De lo triste


Una vez la mujer conoció a un triunfador. El hombre vestía con trajes de marca, acudía a festejos y acontecimientos importantes, se codeaba con lo más granado de la sociedad y recibía condecoraciones y premios. En las fotos, el hombre apoyaba graciosamente la barbilla en el dorso de una de sus manos y miraba pícaro a la cámara, mientras sonreía apenas y esbozaba un gesto de displicencia muy atractivo. Así, el hombre paseaba su éxito por entre todos y la gente lo admiraba y lo envidiaba a partes iguales. Pocos, eso sí, lo querían. 

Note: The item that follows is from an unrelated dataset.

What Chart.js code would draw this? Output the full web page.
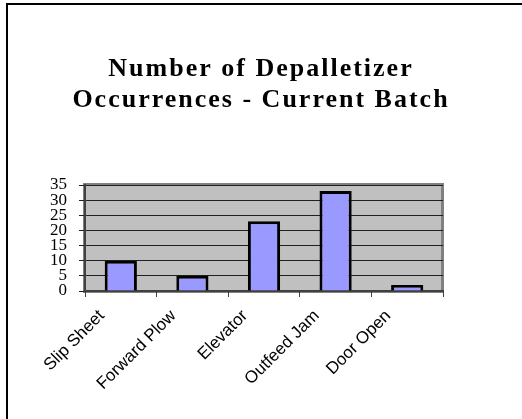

La mujer notó ese pequeño clic que ata un lazo invisible entre unas personas y otras y creyó en lo que ese hombre era y lo entendió sin palabras. Desde ese momento ella estuvo atenta a sus pasos y a sus dudas. Recibió, como un contenedor de basura que no tiene criterio ecológico, todo lo que él desprendía, siempre negativo, siempre malicioso: dolor, frustración, miedo, angustia, cobardía, soledad, escasez, enfermedad, angustia...A veces, en un gesto de altivez suprema, caían al contenedor algunas finas huellas de amores gastados, de besos de otros tiempos, de paseos inacabados por lugares románticos.

Pasaron muchos años y la mujer notó el cansancio de la espera que no conducía a nada. El hombre, como suele ocurrir con aquellos que no saben lo que es la entrega, ni la generosa y simple llama del amor compartido, anduvo más deprisa el trecho que hacia la desilusión le iba conduciendo. Su amargura se convirtió en desdén, su desamor en odio, su falta de empatía en descontento. La mujer decidió entonces que ese contenedor estaba tan lleno que todo le sobraba y se alejó, sin mirar atrás, del hombre triste que, intentando imaginar una sola luz que lo alumbrara, se encontró con oscuridad sin final, con suciedad sin límites, con vacíos que no podían llenarse ya, ni entonces ni en el tiempo futuro.